The working group’s conclusion may be seen as the official position of the UN, since it is affiliated with the Office of the High Commissioner for Human Rights, which oversees UN human rights activities. Shin’s status in North Korea is now an international human rights issue that can no longer be taken lightly.
A solution to this situation has to be found in the most basic humanitarian principles. The most urgent order of business is to see whether the individuals involved are able to exercise free will. North Korea has claimed that Shin died on Apr. 27 and that the daughters refused to see the father who abandoned them. Oh traveled with them to North Korea in 1985 from Germany, where he was an exchange student, before leaving North Korea on his own a year later.
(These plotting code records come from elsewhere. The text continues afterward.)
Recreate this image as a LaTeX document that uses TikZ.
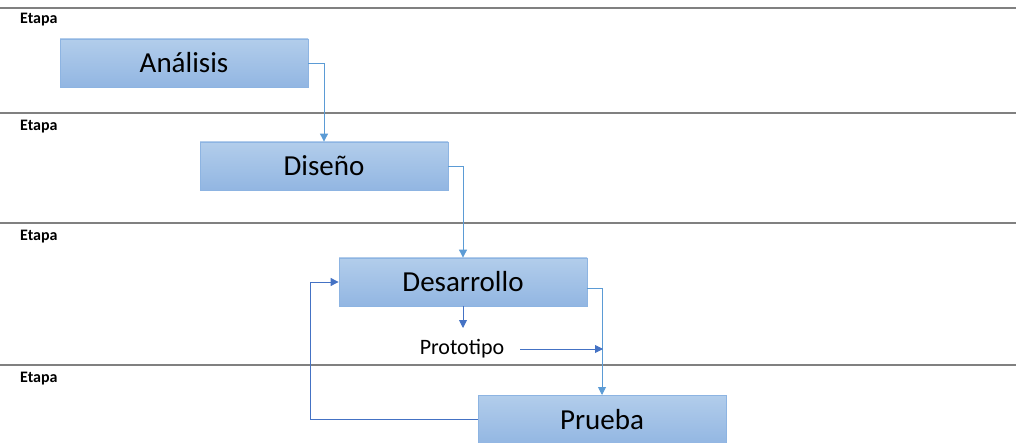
\documentclass[tikz,border=0pt]{standalone}
\usepackage{fontspec}
\setmainfont{Carlito}
\usetikzlibrary{arrows.meta}
\definecolor{boxtop}{RGB}{178,205,235}
\definecolor{boxbot}{RGB}{146,182,226}
\definecolor{boxline}{RGB}{141,180,226}
\definecolor{flowlight}{RGB}{91,155,213}
\definecolor{flowdark}{RGB}{68,114,196}
\definecolor{laneline}{RGB}{128,128,128}
\begin{document}
\begin{tikzpicture}[x=1pt,y=-1pt,
  stage/.style={draw=boxline,line width=0.8pt,top color=boxtop,bottom color=boxbot,
    minimum width=248pt,minimum height=48pt,inner sep=0pt,
    font=\fontsize{29}{34}\selectfont},
  lane/.style={draw=laneline,line width=1.3pt},
  lanelabel/.style={anchor=base west,font=\fontsize{16}{18}\selectfont\bfseries,inner sep=0pt},
  lightflow/.style={draw=flowlight,line width=0.9pt,-{Triangle[length=8pt,width=8pt]}},
  darkflow/.style={draw=flowdark,line width=0.9pt,-{Triangle[length=8pt,width=8pt]}}]
\useasboundingbox (0,0) rectangle (1016,443);
% swimlane separators
\draw[lane] (0,8) -- (1016,8);
\draw[lane] (0,113) -- (1016,113);
\draw[lane] (0,223) -- (1016,223);
\draw[lane] (0,365) -- (1016,365);
\node[lanelabel] (l1) at (20,24) {Etapa};
\node[lanelabel] (l2) at (20,131) {Etapa};
\node[lanelabel] (l3) at (20,241) {Etapa};
\node[lanelabel] (l4) at (20,382) {Etapa};
% stages
\begin{scope}
\clip (0,0) rectangle (1016,443);
\node[stage] (ana) at (184,63) {Análisis};
\node[stage] (dis) at (324,166) {Diseño};
\node[stage] (des) at (463,282) {Desarrollo};
\node[stage,minimum height=50pt] (pru) at (602,420) {Prueba};
\end{scope}
\node[font=\fontsize{22}{26}\selectfont,inner sep=0pt] (pro) at (462,349) {Prototipo};
\coordinate (protoend) at (520,349);
% flow between stages
\draw[lightflow] (ana.east |- 0,63) -| (dis.north);
\draw[lightflow] (dis.east |- 0,166) -| (des.north);
\draw[lightflow] (des.east |- 0,288) -| (602,395);
\draw[darkflow] (des.south) -- (463,328);
\draw[darkflow] (protoend) -- (603,349);
\draw[darkflow] (pru.west |- 0,419) -- (310,419) |- (des.west);
\end{tikzpicture}
\end{document}
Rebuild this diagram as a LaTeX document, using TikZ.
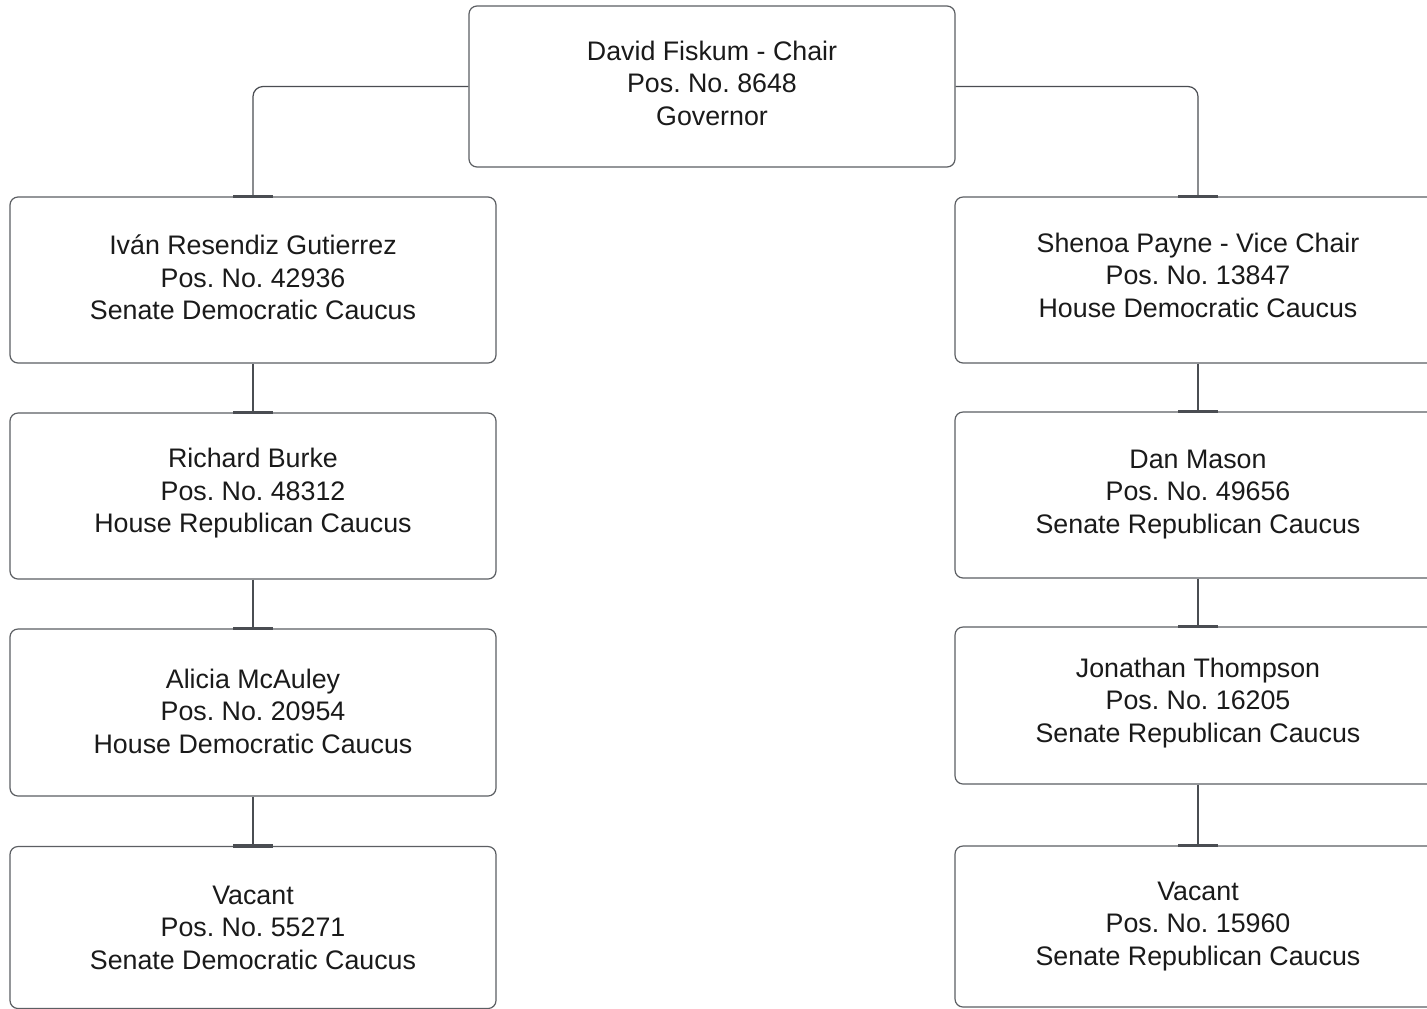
\documentclass[tikz,border=0pt]{standalone}
\usepackage{fontspec}
\setmainfont{Liberation Sans}
\frenchspacing
\definecolor{boxline}{HTML}{5C5F63}
\definecolor{connline}{HTML}{4A4D52}
\definecolor{txt}{HTML}{1A1A1A}
\begin{document}
\begin{tikzpicture}[x=0.5pt,y=-0.5pt,
  orgbox/.style={draw=boxline, line width=0.6pt, rounded corners=4pt, fill=white,
    minimum width=243pt, inner sep=0pt, align=center, text=txt,
    font=\fontsize{13.4}{16.25}\selectfont\frenchspacing},
  conn/.style={draw=connline, line width=0.6pt, rounded corners=5pt},
  endbar/.style={draw=connline, line width=1.6pt}]
\clip (0,0) rectangle (1427,1008);
\fill[white] (0,0) rectangle (1427,1008);
% top
\node[orgbox, minimum height=80.5pt, text depth=3.7pt] (top) at (712,86.5) {David Fiskum - Chair\\Pos. No. 8648\\Governor};
% left column
\node[orgbox, minimum height=83pt, text depth=2.5pt] (l1) at (253,280) {Iván Resendiz Gutierrez\\Pos. No. 42936\\Senate Democratic Caucus};
\node[orgbox, minimum height=83pt, text depth=5.3pt] (l2) at (253,496) {Richard Burke\\Pos. No. 48312\\House Republican Caucus};
\node[orgbox, minimum height=83.5pt, text depth=1.3pt] (l3) at (253,712.5) {Alicia McAuley\\Pos. No. 20954\\House Democratic Caucus};
\node[orgbox, minimum height=81pt, text depth=0pt] (l4) at (253,927.5) {Vacant\\Pos. No. 55271\\Senate Democratic Caucus};
% right column
\node[orgbox, minimum height=83pt, text depth=5pt] (r1) at (1198,280) {Shenoa Payne - Vice Chair\\Pos. No. 13847\\House Democratic Caucus};
\node[orgbox, minimum height=83pt, text depth=3.5pt] (r2) at (1198,495) {Dan Mason\\Pos. No. 49656\\Senate Republican Caucus};
\node[orgbox, minimum height=78.5pt, text depth=5.5pt] (r3) at (1198,705.5) {Jonathan Thompson\\Pos. No. 16205\\Senate Republican Caucus};
\node[orgbox, minimum height=80.5pt, text depth=3.1pt] (r4) at (1198,926.5) {Vacant\\Pos. No. 15960\\Senate Republican Caucus};
% connectors
\draw[conn] (top.west) -| (l1.north);
\draw[conn] (top.east) -| (r1.north);
\draw[conn] (l1.south) -- (l2.north);
\draw[conn] (l2.south) -- (l3.north);
\draw[conn] (l3.south) -- (l4.north);
\draw[conn] (r1.south) -- (r2.north);
\draw[conn] (r2.south) -- (r3.north);
\draw[conn] (r3.south) -- (r4.north);
% end bars
\foreach \n in {l1,l2,l3,l4,r1,r2,r3,r4}{
  \draw[endbar] ([xshift=-10pt]\n.north) -- ([xshift=10pt]\n.north);
}
\end{tikzpicture}
\end{document}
Since then, he has been working with domestic North Korea human rights groups to have his family members repatriated. If the situation is to be resolved, we first need to know whether the daughters really want to stay in North Korea. We should consider having international human rights groups see for themselves whether the two women are able to behave at will in a third-party location where North Korean authorities don’t hold influence. The family members will also need to reach an agreement for an investigation into the cause of Shin’s death and the return of her remains.
In some sense, the reason Shin’s situation is as prominent as it has been has to do with Oh’s statements implicating the late composer Yun I-sang, a Korean composer who made his career in Germany. Oh has claimed that Yun encouraged him to go to North Korea, while Yun’s family has argued that nothing of the kind happened and that a misunderstanding actually arose while Yun was working to help repatriate Shin and the two daughters from North Korea. The excessive attempts to bring Yun into things could well be criticized for making political hay out of North Korean human rights issues.
Human rights are universal without distinctions between North and South. In principle, both Seoul and Pyongyang should be applying the same yardstick to the issue. There is also no need to add political motives into the mix. We hope the Shin Sook-ja situation becomes an occasion for people to adopt a more mature approach to North Korean human rights.